How FIDA opens unprecedented opportunities: 5 innovative and concrete use cases

The FIDA draft proposal, published almost 18 months ago, came as a bombshell in the financial services industry. Even if all players knew what to expect, the scope of the Financial Data Access framework confirms many opportunities and challenges. We know about Open Banking and have heard about Open Insurance and Open Wealth initiatives, but are we entering the era of Open Everything? These 5 Open Finance use cases prove it.
1. Enhanced credit scoring
With the users’ permission, credit institutions can already use Open Banking to gather financial information, pulled from payment accounts in real time, and make quicker and more informed creditworthiness decisions.
With any type of account now available with Open Finance – savings, crypto assets, securities, etc. – scores will be more and more accurate and better decisions will be made, eventually benefiting both the users and the lender. Also, it is interesting to note that under FIDA, data users will have the possibility to access data used in firms’ creditworthiness assessments. This will expedite data collection and credit decisions.
Innovation: ✶✶✶ | Usefulness: ✶✶✶✶✶
2. Suitability & appropriateness assessments
Suitability assessments required under regulations (MiFID II and IDD, respectively) are costly and usually not very user-friendly. This step might nevertheless soon no longer be required, at least not exactly in the same way.
Financial institutions acting as data users might indeed leverage FIDA to retrieve data collected by other financial institutions in the context of suitability and appropriateness assessments. Data users will still need to verify data accuracy, but the user experience will hopefully significantly improve, together with the customer knowledge enabling better investment advice (see below). The access to a large set of financial data in the context of FIDA will enable financial institutions to ensure a certain diversification of their customers’ assets and reduce risks for both their customers and themselves.

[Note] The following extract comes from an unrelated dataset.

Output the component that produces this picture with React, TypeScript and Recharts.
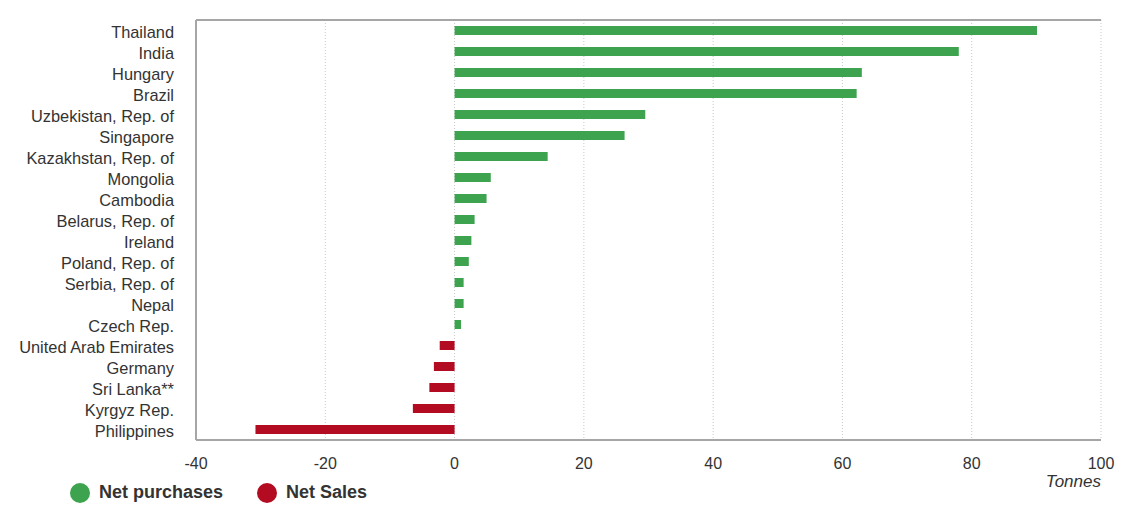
import React from 'react';
import {
  BarChart,
  Bar,
  XAxis,
  YAxis,
  CartesianGrid,
} from 'recharts';

// Countries, top to bottom
const countries = [
  'Thailand',
  'India',
  'Hungary',
  'Brazil',
  'Uzbekistan, Rep. of',
  'Singapore',
  'Kazakhstan, Rep. of',
  'Mongolia',
  'Cambodia',
  'Belarus, Rep. of',
  'Ireland',
  'Poland, Rep. of',
  'Serbia, Rep. of',
  'Nepal',
  'Czech Rep.',
  'United Arab Emirates',
  'Germany',
  'Sri Lanka**',
  'Kyrgyz Rep.',
  'Philippines',
];

// Net change in tonnes
const netTonnes = [
  90.1, 78.0, 63.0, 62.2, 29.5, 26.3, 14.4, 5.6, 4.95, 3.1,
  2.6, 2.2, 1.4, 1.4, 1.0, -2.3, -3.2, -3.9, -6.45, -30.8,
];

const xTicks = [-40, -20, 0, 20, 40, 60, 80, 100];

const seriesNames = ['Net purchases', 'Net Sales'];
const seriesColors = ['#3DA34E', '#B30C22'];

const FONT = '"Liberation Sans", Arial, sans-serif';
const TEXT = '#333333';

export default function App() {
  // split into purchases / sales so each gets its own colour
  const chartData = React.useMemo(
    () =>
      countries.map((name, i) => ({
        name,
        purchases: netTonnes[i] > 0 ? netTonnes[i] : null,
        sales: netTonnes[i] < 0 ? netTonnes[i] : null,
      })),
    []
  );

  return (
    <div
      style={{
        position: 'absolute',
        left: 0,
        top: 0,
        width: 1133,
        height: 526,
        background: '#fff',
        fontFamily: FONT,
      }}
    >
      <BarChart
        width={1133}
        height={526}
        data={chartData}
        layout="vertical"
        barCategoryGap={6}
        margin={{ top: 19, right: 32, bottom: 0, left: 0 }}
      >
        <CartesianGrid
          horizontal={false}
          stroke="#c8c8c8"
          strokeDasharray="1 2"
        />
        <XAxis
          type="number"
          domain={[-40, 100]}
          ticks={xTicks}
          allowDataOverflow
          height={86}
          tickSize={0}
          tickMargin={18}
          axisLine={{ stroke: '#a6a6a6', strokeWidth: 2 }}
          tick={{ fill: TEXT, fontSize: 16, fontFamily: FONT }}
        />
        <XAxis
          xAxisId="top"
          orientation="top"
          type="number"
          domain={[-40, 100]}
          height={1}
          tick={false}
          tickSize={0}
          axisLine={{ stroke: '#a6a6a6', strokeWidth: 2 }}
        />
        <YAxis
          type="category"
          dataKey="name"
          width={196}
          tickSize={0}
          tickMargin={22}
          interval={0}
          axisLine={{ stroke: '#a6a6a6', strokeWidth: 2 }}
          tick={{ fill: TEXT, fontSize: 16.4, fontFamily: FONT, dy: 2 }}
        />
        <Bar
          dataKey="purchases"
          name={seriesNames[0]}
          stackId="a"
          fill={seriesColors[0]}
          barSize={9}
          isAnimationActive={false}
        />
        <Bar
          dataKey="sales"
          name={seriesNames[1]}
          stackId="a"
          fill={seriesColors[1]}
          barSize={9}
          isAnimationActive={false}
        />
      </BarChart>

      <div
        style={{
          position: 'absolute',
          right: 32,
          top: 472,
          fontSize: 17,
          fontStyle: 'italic',
          color: TEXT,
        }}
      >
        Tonnes
      </div>

      <div
        style={{
          position: 'absolute',
          left: 70,
          top: 482,
          display: 'flex',
          alignItems: 'center',
          fontSize: 18,
          fontWeight: 'bold',
          color: TEXT,
        }}
      >
        {seriesNames.map((s, i) => (
          <div
            key={s}
            style={{ display: 'flex', alignItems: 'center', marginRight: 34 }}
          >
            <span
              style={{
                width: 20,
                height: 20,
                borderRadius: '50%',
                background: seriesColors[i],
                display: 'inline-block',
                marginRight: 9,
              }}
            />
            <span>{s}</span>
          </div>
        ))}
      </div>
    </div>
  );
}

Innovation: ✶✶✶✶ | Usefulness: ✶✶✶✶
3. Investment advice
Account aggregation at its finest to provide users with personalized and data-driven financial guidance: this use case has all the ingredients to flourish in this upcoming Open Finance era.
Both retail and private banks will be able to access a large variety of data, such as savings or securities accounts, and will thus be able to provide tailor-made investment advice to each of their customers, irrespective of their wealth. It could even be combined with robo-advisors or AI-driven platforms to, on the one hand, improve efficiency, and on the other, reduce costs for the investor. An Investment Advice service could first leverage FIDA APIs to source data from multiple financial institutions. It would include bank account information, investment portfolios, and more! Such a solution could then analyze and offer tailored investment advice, from asset diversification to risk reduction and the overall portfolio’s optimization.